Built as a Roman place of worship and comparable in shape to the Rome’s Pantheon, it spent centuries as the city’s cathedral and still has the mosaics to show for it. On the morning I visited, just walking in was enough to be dazzled. The sunlight pierced the upper windows and greeted the pilgrim and slowly revealed the recreations of Ephesus, Petra, Rome and Pompeii, and the completely lovely birds and fruit on offer to those who reach the Elysian Fields. Its centuries as a mosque have also left a strong mark. I liked it so much that having walked in and around I exited and then entered again.

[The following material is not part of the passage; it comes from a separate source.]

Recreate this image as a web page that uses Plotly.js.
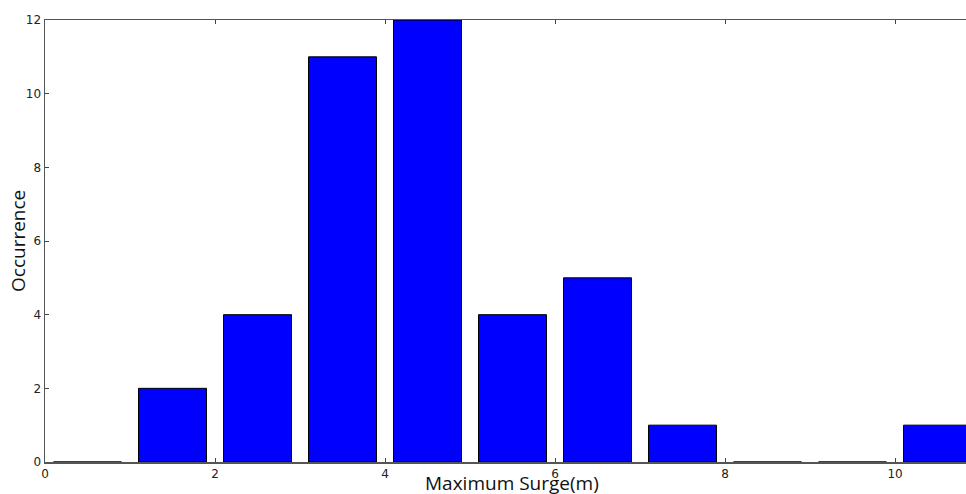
<!DOCTYPE html>
<html>
<head>
<meta charset="utf-8">
<script src="https://cdn.plot.ly/plotly-3.0.1.min.js"></script>
<style>html,body{margin:0;padding:0;background:#fff;}#chart{width:966px;height:494px;}</style>
</head>
<body>
<div id="chart"></div>
<script>
const binCenters = [0.5, 1.5, 2.5, 3.5, 4.5, 5.5, 6.5, 7.5, 8.5, 9.5, 10.5];
const occurrences = [0, 2, 4, 11, 12, 4, 5, 1, 0, 0, 1];
const xTicks = [0, 2, 4, 6, 8, 10];
const yTicks = [0, 2, 4, 6, 8, 10, 12];
const xTitle = 'Maximum Surge(m)';
const yTitle = 'Occurrence';

const trace = {
  type: 'bar',
  x: binCenters,
  y: occurrences,
  width: 0.8,
  marker: {color: '#0000ff', line: {color: '#000000', width: 1}},
  hoverinfo: 'x+y'
};

const titleFont = {size: 19, family: 'Open Sans', color: '#111'};

const layout = {
  width: 966, height: 494,
  margin: {l: 45, r: 0, t: 20, b: 32},
  paper_bgcolor: '#ffffff', plot_bgcolor: '#ffffff',
  showlegend: false,
  font: {family: 'DejaVu Sans', color: '#222'},
  bargap: 0,
  xaxis: {
    range: [0, 10.835],
    tickvals: xTicks, ticktext: xTicks.map(String),
    ticks: 'inside', ticklen: 4, tickcolor: '#444', tickwidth: 1,
    showline: true, linecolor: '#555', linewidth: 1.5, mirror: 'ticks',
    showgrid: false, zeroline: false,
    tickfont: {size: 12, family: 'DejaVu Sans', color: '#222'},
    automargin: false
  },
  yaxis: {
    range: [0, 12],
    tickvals: yTicks, ticktext: yTicks.map(String),
    ticks: 'inside', ticklen: 4, tickcolor: '#444', tickwidth: 1,
    showline: true, linecolor: '#555', linewidth: 1.5, mirror: false,
    showgrid: false, zeroline: false,
    tickfont: {size: 12, family: 'DejaVu Sans', color: '#222'},
    automargin: false
  },
  annotations: [
    {text: xTitle, xref: 'paper', yref: 'paper', x: 0.5, y: 0, yshift: -36, xshift: 6,
     xanchor: 'center', yanchor: 'bottom', showarrow: false, font: titleFont},
    {text: yTitle, xref: 'paper', yref: 'paper', x: 0, y: 0.5, xshift: -27,
     xanchor: 'center', yanchor: 'middle', textangle: -90, showarrow: false, font: titleFont}
  ]
};

Plotly.newPlot('chart', [trace], layout, {displayModeBar: false, staticPlot: true});
</script>
</body>
</html>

A familiar name to Byzantine buffs, the Church of Hagia Sophia, is the logical place to start. Unlike its namesake in Istanbul it remains a place of worship. The city’s patron saint, St Demetrious, has his own vast and ancient basilica, complete with a crypt with a satisfyingly low ceiling. But the true delight of Thessaloniki is nosing round the history that lurks round so many corners. High in the Upper Town, the Ossio Monastery hides in a tangle of tiny lanes and Ottoman-era wooden houses.Waiting inside its tiny interior is a series of frescoes you’ll probably have more or less to yourself. It’s not like the rest of the city is a case study for overtourism: on the sunny January day I was there I saw very few other tourists. My only company in most stops I made were surprised-looking guards taking in the sunshine.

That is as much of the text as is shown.